Al entender que este mundo sí es un lugar seguro, mi cerebro empezó a crecer y los caminos neuronales empezaron a formarse sanamente, de manera que mi cuerpo podía relajarse de vez en cuando y aprender algunas otras cosas maravillosas del mundo a mi alrededor. Me di cuenta entonces de la importancia de este cuidador primario y de nombrar algunos otros “secundarios” que cumplían su papel de darme seguridad en caso de que mamá no pudiera estar. Al ir creciendo entendí que no estábamos solo mamá y yo en este mundo y que ella era ella y yo era yo y que a veces algunas personas podían darme esta seguridad si ella faltaba. Entonces nombré a un par de cuidadores secundarios que podían ser mi papá o mis abuelos o mi nana o mi profe. Todos importantísimos para seguir fortaleciendo la noción de que el mundo en el que nací es un lugar seguro.
Con esta seguridad en mano comprendí también que mis relaciones con estos seres tan importantes eran vitales para mi bienestar y me di cuenta que sus estados de ánimo influían enormemente sobre los míos. Si mamá, papá o nana estaban teniendo un mal día, lo más probable es que yo también. Si mamá lograba sonreír, tomar aire y relajarse antes de alzarme, yo también podía relajarme y darle esa tan esperada sonrisa al final de un largo día de trabajo.
Con cada momento de contacto visual, en el que parecía que el mundo a mi alrededor se desvanecía y yo podía simplemente sentir las manos de mis cuidadores acariciándome y ver sus ojos brillar con una sonrisa, comencé a entender que mi cerebro ya estaba listo para abrir otra puerta importante. La puerta del mundo social en el que pertenecer, ser valorado , amado y aceptado es fundamental para poder ver lo mejor en mí y en los demás y para poder solucionar cualquier conflicto que me traiga la vida. Esta apertura prendió la luz de mi estado emocional y florecieron mis emociones, mis creencias acerca del mundo y de mi.

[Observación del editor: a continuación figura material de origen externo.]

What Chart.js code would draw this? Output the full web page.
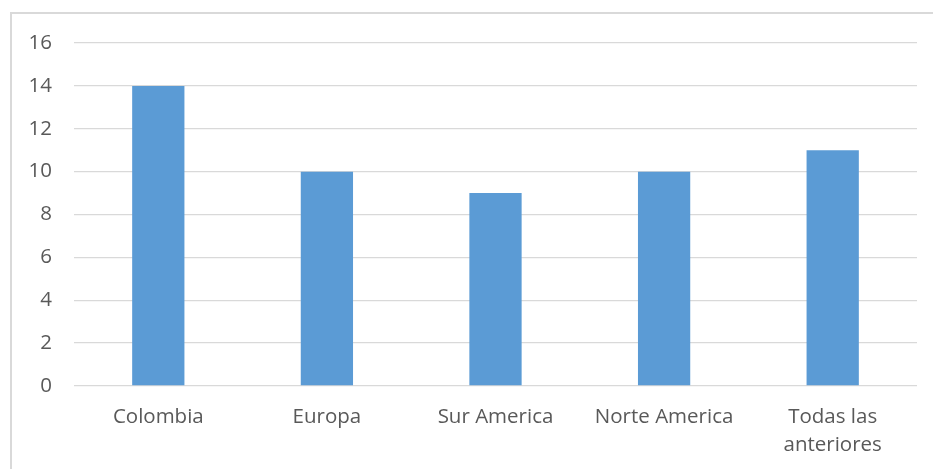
<!DOCTYPE html>
<html><head><meta charset="utf-8">
<script src="https://cdn.jsdelivr.net/npm/chart.js@4/dist/chart.umd.min.js"></script>
<style>
html,body{margin:0;padding:0;background:#fff;overflow:hidden}
#frame{position:absolute;left:10px;top:12px;width:960px;height:500px;border:2px solid #d9d9d9;box-sizing:border-box}
#wrap{position:absolute;left:0;top:0;width:933px;height:469px}
</style></head>
<body>
<div id="frame"></div>
<div id="wrap"><canvas id="c" width="933" height="469"></canvas></div>
<script>
const categories = [["Colombia"], ["Europa"], ["Sur America"], ["Norte America"], ["Todas las", "anteriores"]];
const values = [14, 10, 9, 10, 11];
const yTicks = [0, 2, 4, 6, 8, 10, 12, 14, 16];

const font = {family: "'Open Sans', sans-serif", size: 20.5, lineHeight: 1.37};
new Chart(document.getElementById('c'), {
  type: 'bar',
  data: {
    labels: categories,
    datasets: [{data: values, backgroundColor: '#5b9bd5', borderWidth: 0,
      barPercentage: 1, categoryPercentage: 0.31}]
  },
  options: {
    responsive: false, animation: false,
    layout: {padding: {left: 0, right: 16, top: 43, bottom: 0}},
    plugins: {legend: {display: false}, tooltip: {enabled: false}},
    scales: {
      x: {
        grid: {display: false, drawTicks: false},
        border: {display: false},
        ticks: {color: '#595959', font: font, padding: 17, maxRotation: 0, autoSkip: false},
        afterFit: s => { s.height = 83; }
      },
      y: {
        min: 0, max: 16,
        afterBuildTicks: s => { s.ticks = yTicks.map(v => ({value: v})); },
        grid: {color: '#d9d9d9', lineWidth: 1.3, drawTicks: false},
        border: {display: false},
        ticks: {color: '#595959', font: {family: "'Open Sans', sans-serif", size: 20.5}, padding: 22},
        afterFit: s => { s.width = 74; }
      }
    }
  }
});
</script>
</body></html>
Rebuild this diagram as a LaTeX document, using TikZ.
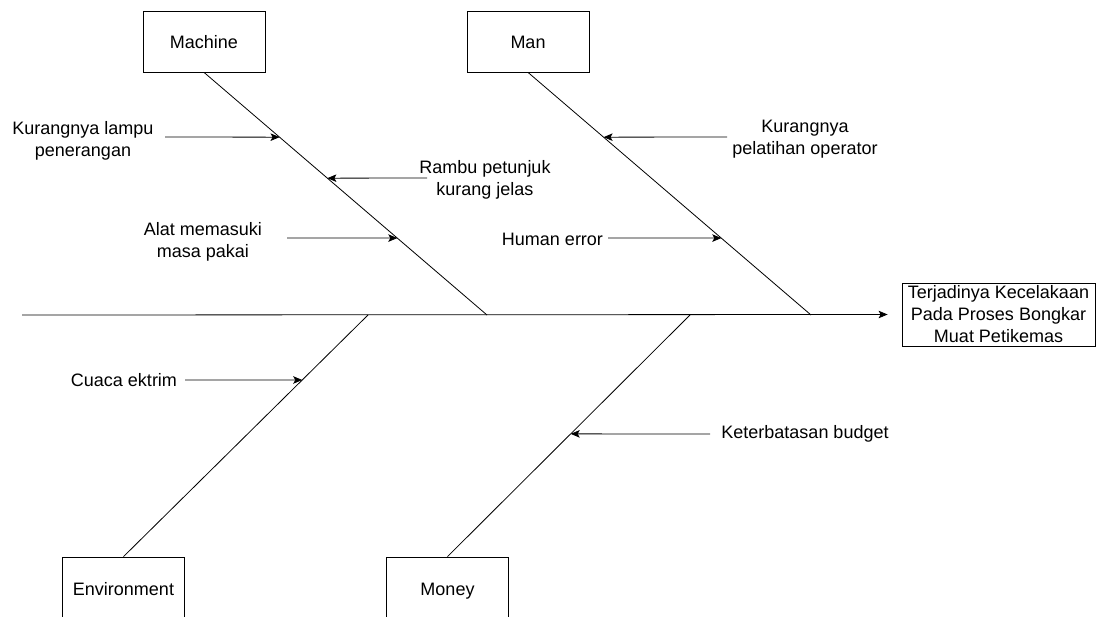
\documentclass[tikz,border=0pt]{standalone}
\usepackage{fontspec}
\setmainfont{Liberation Sans}
\usetikzlibrary{arrows.meta,calc}

\begin{document}
\begin{tikzpicture}[x=1pt,y=-1pt,line width=0.8pt,
  every node/.style={font=\fontsize{18}{22}\selectfont},
  catbox/.style={draw,minimum width=122pt,minimum height=61pt,inner sep=0pt,text height=17pt,text depth=2pt},
  cause/.style={align=center,inner sep=0pt},
  arr/.style={-{Stealth[length=9pt,width=7.5pt,inset=2pt]}}]
\useasboundingbox (0,0) rectangle (1099,617);
\node[catbox] (machine) at (204,41.5) {Machine};
\node[catbox] (man) at (528,41.5) {Man};
\node[catbox] (env) at (123.5,587.5) {Environment};
\node[catbox] (money) at (447.5,587.5) {Money};
\node[draw,align=center,inner sep=0pt,minimum width=193pt,minimum height=63pt] (effect) at (998.5,314.5)
  {Terjadinya Kecelakaan\\Pada Proses Bongkar\\Muat Petikemas};
\coordinate (tail) at (22,315);
\coordinate (jmach) at (487,315);
\coordinate (jman) at (811,315);
\coordinate (jenv) at (368,315);
\coordinate (jmoney) at (690,315);
\draw[arr] (tail) -- ([xshift=-14pt]effect.west);
\draw (machine.south) -- (jmach);
\draw (man.south) -- (jman);
\draw (env.north) -- (jenv);
\draw (money.north) -- (jmoney);
\coordinate (h1) at ($(machine.south)!0.267!(jmach)$);
\coordinate (h2) at ($(machine.south)!0.436!(jmach)$);
\coordinate (h3) at ($(machine.south)!0.683!(jmach)$);
\coordinate (h4) at ($(man.south)!0.267!(jman)$);
\coordinate (h5) at ($(man.south)!0.683!(jman)$);
\coordinate (h6) at ($(jenv)!0.269!(env.north)$);
\coordinate (h7) at ($(jmoney)!0.492!(money.north)$);
\node[cause] (lampu) at (83,141) {Kurangnya lampu\\penerangan};
\node[cause] (rambu) at (485,180) {Rambu petunjuk\\kurang jelas};
\node[cause] (alat) at (203,242) {Alat memasuki\\masa pakai};
\node[cause] (latih) at (805,139) {Kurangnya\\pelatihan operator};
\node[cause] (human) at (552.5,239.5) {Human error};
\node[cause] (cuaca) at (124,380) {Cuaca ektrim};
\node[cause] (budget) at (805,434) {Keterbatasan budget};
\coordinate (t1) at (165,137);
\coordinate (t2) at (427,178);
\coordinate (t3) at (287,238);
\coordinate (t4) at (727,137);
\coordinate (t5) at (608,238);
\coordinate (t6) at (185,380);
\coordinate (t7) at (710,434);
\draw[arr] (t1) -- (h1);
\draw[arr] (t2) -- (h2);
\draw[arr] (t3) -- (h3);
\draw[arr] (t4) -- (h4);
\draw[arr] (t5) -- (h5);
\draw[arr] (t6) -- (h6);
\draw[arr] (t7) -- (h7);
\end{tikzpicture}
\end{document}
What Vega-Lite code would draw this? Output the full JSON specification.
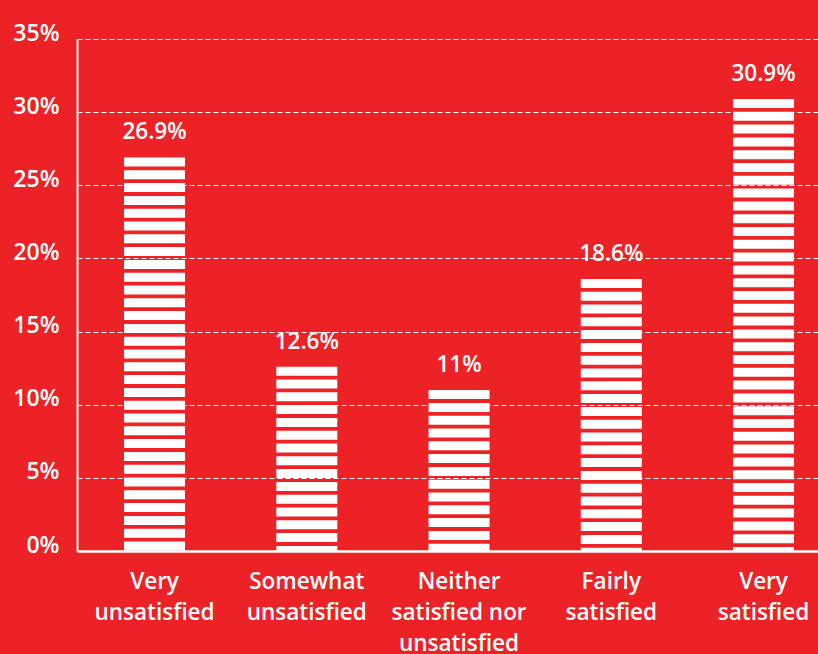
{
  "$schema": "https://vega.github.io/schema/vega-lite/v6.json",
  "width": 741,
  "height": 512,
  "autosize": {"type": "none"},
  "padding": {"left": 77, "top": 39, "right": 0, "bottom": 103},
  "background": "#ED2226",
  "config": {
    "view": {"stroke": null},
    "font": "Open Sans",
    "axis": {"labelFont": "Open Sans", "labelFontWeight": 600, "labelColor": "white"}
  },
  "data": {
    "values": [
      {"category": "Very|unsatisfied", "value": 26.9, "label": "26.9%"},
      {"category": "Somewhat|unsatisfied", "value": 12.6, "label": "12.6%"},
      {"category": "Neither|satisfied nor|unsatisfied", "value": 11, "label": "11%"},
      {"category": "Fairly|satisfied", "value": 18.6, "label": "18.6%"},
      {"category": "Very|satisfied", "value": 30.9, "label": "30.9%"}
    ]
  },
  "encoding": {
    "x": {
      "field": "category",
      "type": "nominal",
      "sort": null,
      "scale": {"paddingInner": 0.6, "paddingOuter": 0.2336, "align": 0.662},
      "axis": {
        "title": null,
        "labelAngle": 0,
        "labelFontSize": 22.5,
        "labelLineHeight": 31,
        "labelPadding": 19,
        "labelBaseline": "top",
        "ticks": false,
        "domainColor": "white",
        "domainWidth": 2.5,
        "zindex": 2,
        "labelExpr": "split(datum.value, '|')"
      }
    }
  },
  "layer": [
    {
      "mark": {"type": "rule", "color": "white", "strokeWidth": 61, "strokeCap": "butt", "strokeDash": [9, 3.8]},
      "encoding": {
        "y": {
          "field": "value",
          "type": "quantitative",
          "scale": {"domain": [0, 35], "nice": false},
          "axis": {
            "title": null,
            "values": [0, 5, 10, 15, 20, 25, 30, 35],
            "labelExpr": "datum.value + '%'",
            "labelFontSize": 23,
            "labelPadding": 18,
            "labelBaseline": "alphabetic",
            "labelOffset": 1,
            "labelFlush": false,
            "ticks": false,
            "domainColor": "white",
            "domainWidth": 2,
            "grid": true,
            "gridColor": "white",
            "gridDash": [5, 3],
            "gridWidth": 1,
            "zindex": 2
          }
        },
        "y2": {"datum": 0}
      }
    },
    {
      "mark": {"type": "text", "color": "white", "fontSize": 22.5, "fontWeight": 600, "baseline": "bottom", "dy": -13},
      "encoding": {
        "y": {"field": "value", "type": "quantitative"},
        "text": {"field": "label"}
      }
    }
  ]
}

Los ojos de mis cuidadores fueron para mi como dos corazones abiertos, siempre dispuestos a validar mis emociones y a mostrarme las opciones que tenía frente a cualquier circunstancia. Entendí que cuando me caía y me dolía, podía llorar y sentir. Entendí que siempre tengo la opción de escoger y que estas decisiones y sus consecuencias son mías. Entonces mi visión del mundo se empezó a crear como un lugar seguro donde soy única, irremplazable y valiosa. Donde mis errores son oportunidades para aprender y los momentos difíciles son el momento perfecto para repetir las palabras de mi madre “respira, estas a salvo, tu puedes con esto ”.
Encontré en las respuestas de mis padres ante las situaciones adversas un conjunto de herramientas para solucionar los problemas con mis amigos y mis conflictos del día a día. Recuerdo un día en el parque en el que yo me moría por montarme en el columpio y todos estaban ocupados. Miraba fijamente mientras los niños se mecían hacia delante y hacia atrás y de pronto sentí las lagrimas en mis ojos y la sensación de impotencia me invadió. Grité y lloré así como lo hacia recién nacida para que mi mamá o alguien me ayudara. Ya no me sentía tan aceptada amada y valorada. Me sentía impotente. Entonces llego mi mamá. La sentí respirar a metros de distancia. Se arrodilló frente a mi y me dijo “tus ojos están frunciéndose así, tus labios están temblando así y tus manos están tensionándose así” Entonces la miré y en ese instante volví a sentir cómo su estado interno regulaba el mío. “Pareces estar frustrada” me dijo, “Tu querías un turno en el columpio. Puedes esperar a que se desocupe uno o puedes pedir un turno. ¿Cuál prefieres?” Y en ese momento entendí que podía escoger lo que quería y que yo era dueña de mis emociones. De alguna manera mi mamá me prestó su lógica y pude resolver el problema. Fue así como se abrió un mundo nuevo de posibilidades y reconocí que mi cerebro logra regularse y ayudarme a organizarme todos los días para poder sentirme segura, aceptada y capaz de resolver conflictos.
Claramente mi cerebro no está formado todavía del todo y por suerte siempre podemos aprender o desaprender algo. Agradezco a mi madre consciente que me preste su estado ejecutivo para aprender a resolver los problemas, a ser empática y a ver lo mejor en los demás.